-- start of MATERIAL PROVIDED --

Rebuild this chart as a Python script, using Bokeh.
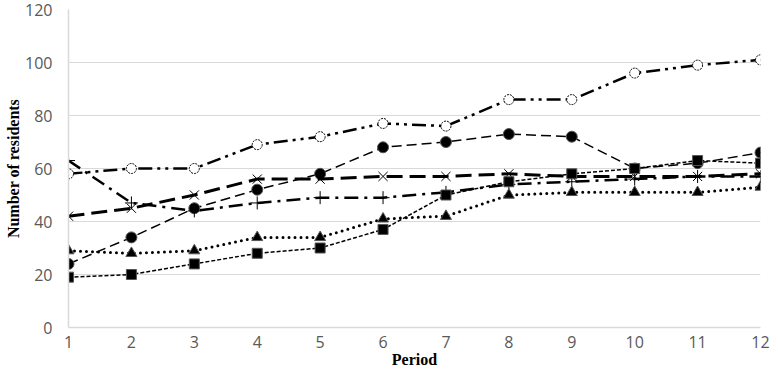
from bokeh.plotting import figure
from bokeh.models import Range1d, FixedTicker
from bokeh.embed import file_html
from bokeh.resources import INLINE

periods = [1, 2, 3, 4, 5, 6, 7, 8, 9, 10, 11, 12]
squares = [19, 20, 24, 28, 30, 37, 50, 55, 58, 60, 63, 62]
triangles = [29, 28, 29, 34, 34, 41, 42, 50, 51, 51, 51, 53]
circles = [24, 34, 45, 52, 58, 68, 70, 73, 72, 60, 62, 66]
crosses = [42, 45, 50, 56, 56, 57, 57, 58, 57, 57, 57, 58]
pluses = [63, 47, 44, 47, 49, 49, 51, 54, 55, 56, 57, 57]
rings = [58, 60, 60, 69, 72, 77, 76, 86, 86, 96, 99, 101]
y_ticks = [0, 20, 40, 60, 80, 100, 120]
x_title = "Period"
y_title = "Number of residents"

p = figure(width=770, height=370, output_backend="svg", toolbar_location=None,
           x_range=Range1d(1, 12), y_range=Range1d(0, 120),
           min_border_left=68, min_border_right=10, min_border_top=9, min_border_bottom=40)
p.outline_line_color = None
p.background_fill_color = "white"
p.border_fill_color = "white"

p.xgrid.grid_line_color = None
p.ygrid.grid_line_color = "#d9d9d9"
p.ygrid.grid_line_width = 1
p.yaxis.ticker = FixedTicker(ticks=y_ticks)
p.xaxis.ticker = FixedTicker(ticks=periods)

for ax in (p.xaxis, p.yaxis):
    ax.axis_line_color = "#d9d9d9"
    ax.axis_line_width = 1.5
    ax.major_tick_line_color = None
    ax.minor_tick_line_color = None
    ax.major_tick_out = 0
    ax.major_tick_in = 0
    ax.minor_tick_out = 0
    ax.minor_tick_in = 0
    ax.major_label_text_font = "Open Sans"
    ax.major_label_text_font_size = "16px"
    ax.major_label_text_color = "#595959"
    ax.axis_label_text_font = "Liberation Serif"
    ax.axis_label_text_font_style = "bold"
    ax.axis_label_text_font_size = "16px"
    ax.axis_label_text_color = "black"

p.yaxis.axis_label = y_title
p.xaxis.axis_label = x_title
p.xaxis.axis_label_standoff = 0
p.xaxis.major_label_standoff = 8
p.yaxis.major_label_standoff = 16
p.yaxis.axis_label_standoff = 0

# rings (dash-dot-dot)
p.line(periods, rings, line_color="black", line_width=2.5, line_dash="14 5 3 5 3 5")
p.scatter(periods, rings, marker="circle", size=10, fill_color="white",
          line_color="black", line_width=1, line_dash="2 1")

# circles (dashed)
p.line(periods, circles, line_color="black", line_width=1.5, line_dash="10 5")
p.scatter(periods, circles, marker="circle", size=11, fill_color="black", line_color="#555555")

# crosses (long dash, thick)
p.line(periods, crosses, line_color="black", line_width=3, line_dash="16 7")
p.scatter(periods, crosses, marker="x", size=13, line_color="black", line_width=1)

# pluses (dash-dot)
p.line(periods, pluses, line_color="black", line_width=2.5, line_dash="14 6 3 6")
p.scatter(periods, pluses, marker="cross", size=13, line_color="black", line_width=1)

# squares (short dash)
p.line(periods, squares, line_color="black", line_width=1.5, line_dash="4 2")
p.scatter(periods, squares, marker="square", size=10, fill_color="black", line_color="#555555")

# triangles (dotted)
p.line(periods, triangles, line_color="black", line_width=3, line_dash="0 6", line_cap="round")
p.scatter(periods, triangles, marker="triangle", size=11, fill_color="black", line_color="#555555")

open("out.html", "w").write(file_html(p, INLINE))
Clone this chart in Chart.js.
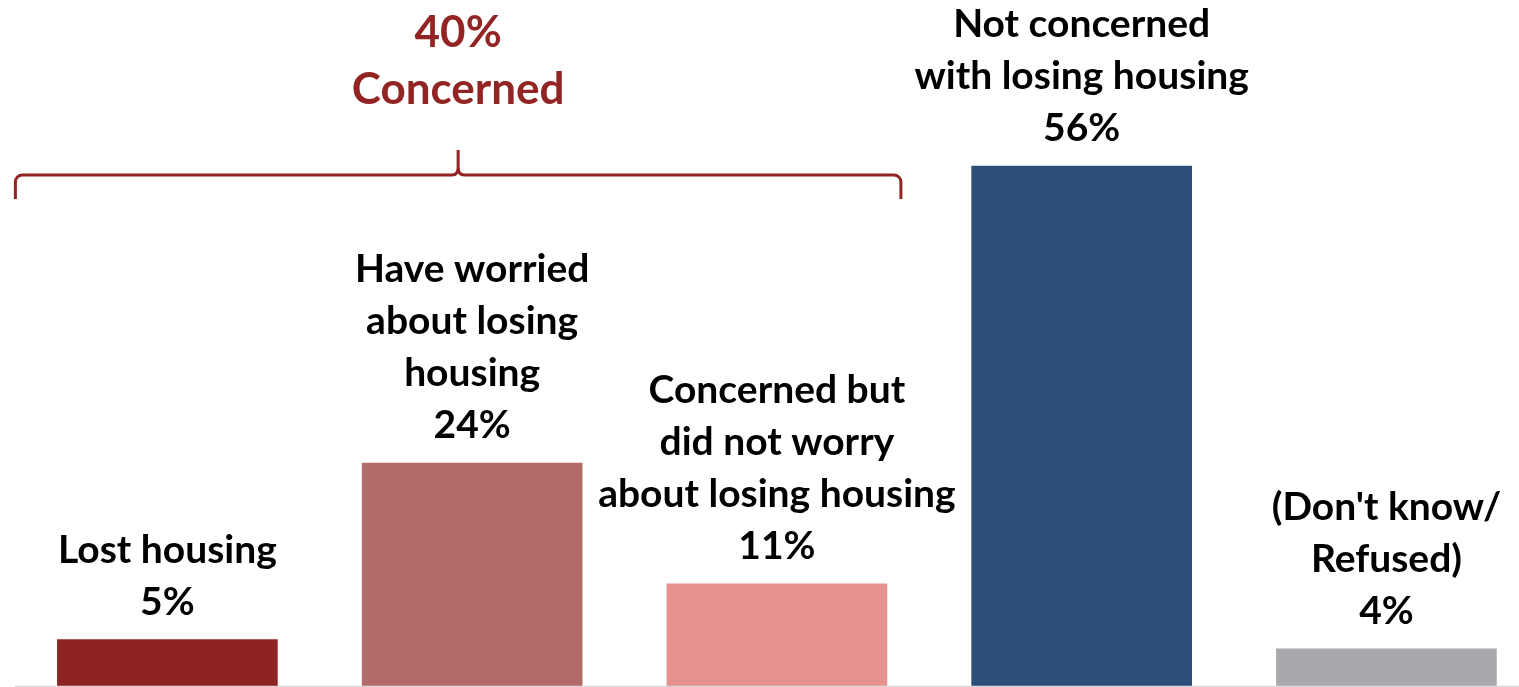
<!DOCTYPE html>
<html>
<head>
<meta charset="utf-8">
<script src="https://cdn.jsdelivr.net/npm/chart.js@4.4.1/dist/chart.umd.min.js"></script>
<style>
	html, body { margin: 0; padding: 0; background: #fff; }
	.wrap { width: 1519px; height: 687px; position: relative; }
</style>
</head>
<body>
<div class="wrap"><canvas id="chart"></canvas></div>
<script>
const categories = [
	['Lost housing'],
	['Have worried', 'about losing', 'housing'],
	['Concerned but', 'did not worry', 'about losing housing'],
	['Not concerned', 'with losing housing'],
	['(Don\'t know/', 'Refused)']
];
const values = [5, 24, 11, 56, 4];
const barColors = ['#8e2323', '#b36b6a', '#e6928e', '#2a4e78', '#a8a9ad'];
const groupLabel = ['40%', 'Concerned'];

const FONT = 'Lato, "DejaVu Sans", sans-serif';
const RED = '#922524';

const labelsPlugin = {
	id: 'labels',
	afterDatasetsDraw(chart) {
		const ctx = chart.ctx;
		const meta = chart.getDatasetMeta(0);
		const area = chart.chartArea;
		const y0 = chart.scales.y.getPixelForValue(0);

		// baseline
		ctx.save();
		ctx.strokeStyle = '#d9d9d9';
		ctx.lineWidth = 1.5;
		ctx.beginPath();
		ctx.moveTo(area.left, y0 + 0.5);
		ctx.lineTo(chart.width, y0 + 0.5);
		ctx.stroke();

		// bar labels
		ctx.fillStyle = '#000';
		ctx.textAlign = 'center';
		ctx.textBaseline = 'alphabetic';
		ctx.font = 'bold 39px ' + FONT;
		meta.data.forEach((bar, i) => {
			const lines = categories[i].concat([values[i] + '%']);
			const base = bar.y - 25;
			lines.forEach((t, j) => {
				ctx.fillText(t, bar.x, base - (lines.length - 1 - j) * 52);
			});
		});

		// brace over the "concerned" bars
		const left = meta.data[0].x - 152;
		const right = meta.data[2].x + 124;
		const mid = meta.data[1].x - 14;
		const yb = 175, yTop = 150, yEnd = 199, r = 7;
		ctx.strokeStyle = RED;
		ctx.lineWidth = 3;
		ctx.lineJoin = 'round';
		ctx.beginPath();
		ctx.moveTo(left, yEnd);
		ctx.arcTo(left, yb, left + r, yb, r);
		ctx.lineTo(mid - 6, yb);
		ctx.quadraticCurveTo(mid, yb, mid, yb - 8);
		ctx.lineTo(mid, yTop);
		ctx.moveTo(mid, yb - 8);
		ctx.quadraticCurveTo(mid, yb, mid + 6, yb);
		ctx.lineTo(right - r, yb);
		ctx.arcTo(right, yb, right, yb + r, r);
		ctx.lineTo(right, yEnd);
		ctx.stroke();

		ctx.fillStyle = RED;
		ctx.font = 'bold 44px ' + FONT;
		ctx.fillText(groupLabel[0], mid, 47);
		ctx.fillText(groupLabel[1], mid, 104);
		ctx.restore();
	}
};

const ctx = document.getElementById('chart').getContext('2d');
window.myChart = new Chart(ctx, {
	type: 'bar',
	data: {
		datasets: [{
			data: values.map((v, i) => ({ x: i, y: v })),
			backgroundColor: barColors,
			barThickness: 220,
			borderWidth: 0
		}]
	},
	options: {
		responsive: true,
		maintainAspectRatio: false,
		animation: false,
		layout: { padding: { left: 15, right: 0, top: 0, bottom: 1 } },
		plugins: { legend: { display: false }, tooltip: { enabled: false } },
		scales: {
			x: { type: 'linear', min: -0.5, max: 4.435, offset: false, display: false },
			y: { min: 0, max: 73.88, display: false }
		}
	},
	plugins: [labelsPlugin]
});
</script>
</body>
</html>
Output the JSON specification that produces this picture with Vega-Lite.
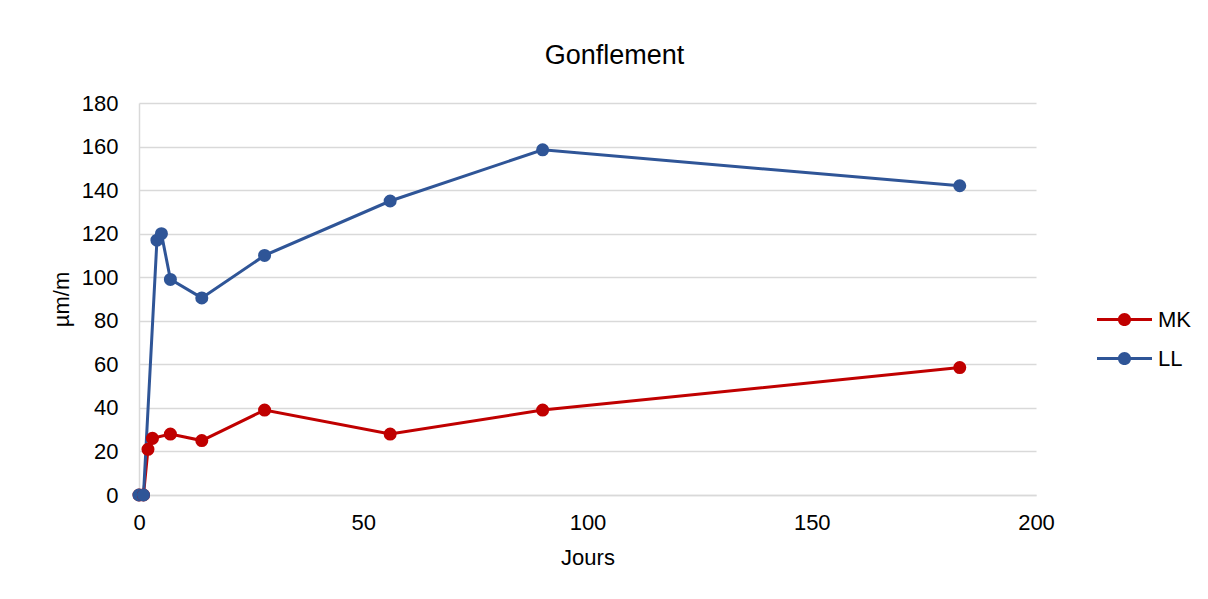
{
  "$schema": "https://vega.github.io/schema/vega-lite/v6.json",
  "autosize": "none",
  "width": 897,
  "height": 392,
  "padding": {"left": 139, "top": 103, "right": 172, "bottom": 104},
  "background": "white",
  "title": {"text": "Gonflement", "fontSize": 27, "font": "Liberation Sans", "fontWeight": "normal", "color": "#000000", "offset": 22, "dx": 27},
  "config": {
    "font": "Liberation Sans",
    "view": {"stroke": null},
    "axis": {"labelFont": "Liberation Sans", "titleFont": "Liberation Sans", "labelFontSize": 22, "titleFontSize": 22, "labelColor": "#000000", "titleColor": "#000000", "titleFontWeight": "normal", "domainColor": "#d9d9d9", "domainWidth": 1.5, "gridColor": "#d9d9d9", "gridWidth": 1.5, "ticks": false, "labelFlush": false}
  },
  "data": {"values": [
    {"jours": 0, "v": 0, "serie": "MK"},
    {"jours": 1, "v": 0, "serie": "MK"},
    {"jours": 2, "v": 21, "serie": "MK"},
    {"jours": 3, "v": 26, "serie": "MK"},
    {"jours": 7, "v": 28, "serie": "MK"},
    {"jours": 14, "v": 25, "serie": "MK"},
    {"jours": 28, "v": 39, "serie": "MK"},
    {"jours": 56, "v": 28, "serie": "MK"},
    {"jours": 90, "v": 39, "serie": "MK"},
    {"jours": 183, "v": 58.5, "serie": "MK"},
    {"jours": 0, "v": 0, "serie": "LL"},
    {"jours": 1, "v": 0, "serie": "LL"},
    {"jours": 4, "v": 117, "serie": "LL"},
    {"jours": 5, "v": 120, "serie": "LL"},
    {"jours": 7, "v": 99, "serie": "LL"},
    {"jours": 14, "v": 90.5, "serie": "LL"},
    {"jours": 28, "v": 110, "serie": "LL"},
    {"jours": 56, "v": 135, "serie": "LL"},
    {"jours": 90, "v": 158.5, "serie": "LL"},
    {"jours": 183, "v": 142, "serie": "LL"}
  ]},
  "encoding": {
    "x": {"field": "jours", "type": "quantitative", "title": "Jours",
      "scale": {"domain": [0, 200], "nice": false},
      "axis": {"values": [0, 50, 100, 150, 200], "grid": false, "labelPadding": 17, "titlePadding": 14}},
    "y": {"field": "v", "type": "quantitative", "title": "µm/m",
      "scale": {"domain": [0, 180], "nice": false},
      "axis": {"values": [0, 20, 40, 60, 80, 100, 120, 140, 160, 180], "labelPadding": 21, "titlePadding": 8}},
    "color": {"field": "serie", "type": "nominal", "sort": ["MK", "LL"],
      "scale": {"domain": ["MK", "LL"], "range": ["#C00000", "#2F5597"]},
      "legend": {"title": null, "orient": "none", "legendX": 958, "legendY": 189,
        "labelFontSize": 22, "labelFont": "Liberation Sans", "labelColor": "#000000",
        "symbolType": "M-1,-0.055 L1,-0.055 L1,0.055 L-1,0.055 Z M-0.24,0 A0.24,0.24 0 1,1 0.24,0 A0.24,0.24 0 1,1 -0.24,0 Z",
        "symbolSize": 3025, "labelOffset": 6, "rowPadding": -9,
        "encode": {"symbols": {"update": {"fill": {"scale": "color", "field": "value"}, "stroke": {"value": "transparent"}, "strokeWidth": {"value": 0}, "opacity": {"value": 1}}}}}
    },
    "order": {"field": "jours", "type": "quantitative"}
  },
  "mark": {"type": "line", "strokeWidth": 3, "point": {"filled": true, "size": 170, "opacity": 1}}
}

-- end of MATERIAL PROVIDED --

EXERCISE
Your task is to return the lines above, from the first one up to and including the line containing "p.xaxis.ticker = FixedTicker(ticks=periods)", minus any pictures.

IN RESPONSE
Rebuild this chart as a Python script, using Bokeh.
from bokeh.plotting import figure
from bokeh.models import Range1d, FixedTicker
from bokeh.embed import file_html
from bokeh.resources import INLINE

periods = [1, 2, 3, 4, 5, 6, 7, 8, 9, 10, 11, 12]
squares = [19, 20, 24, 28, 30, 37, 50, 55, 58, 60, 63, 62]
triangles = [29, 28, 29, 34, 34, 41, 42, 50, 51, 51, 51, 53]
circles = [24, 34, 45, 52, 58, 68, 70, 73, 72, 60, 62, 66]
crosses = [42, 45, 50, 56, 56, 57, 57, 58, 57, 57, 57, 58]
pluses = [63, 47, 44, 47, 49, 49, 51, 54, 55, 56, 57, 57]
rings = [58, 60, 60, 69, 72, 77, 76, 86, 86, 96, 99, 101]
y_ticks = [0, 20, 40, 60, 80, 100, 120]
x_title = "Period"
y_title = "Number of residents"

p = figure(width=770, height=370, output_backend="svg", toolbar_location=None,
           x_range=Range1d(1, 12), y_range=Range1d(0, 120),
           min_border_left=68, min_border_right=10, min_border_top=9, min_border_bottom=40)
p.outline_line_color = None
p.background_fill_color = "white"
p.border_fill_color = "white"

p.xgrid.grid_line_color = None
p.ygrid.grid_line_color = "#d9d9d9"
p.ygrid.grid_line_width = 1
p.yaxis.ticker = FixedTicker(ticks=y_ticks)
p.xaxis.ticker = FixedTicker(ticks=periods)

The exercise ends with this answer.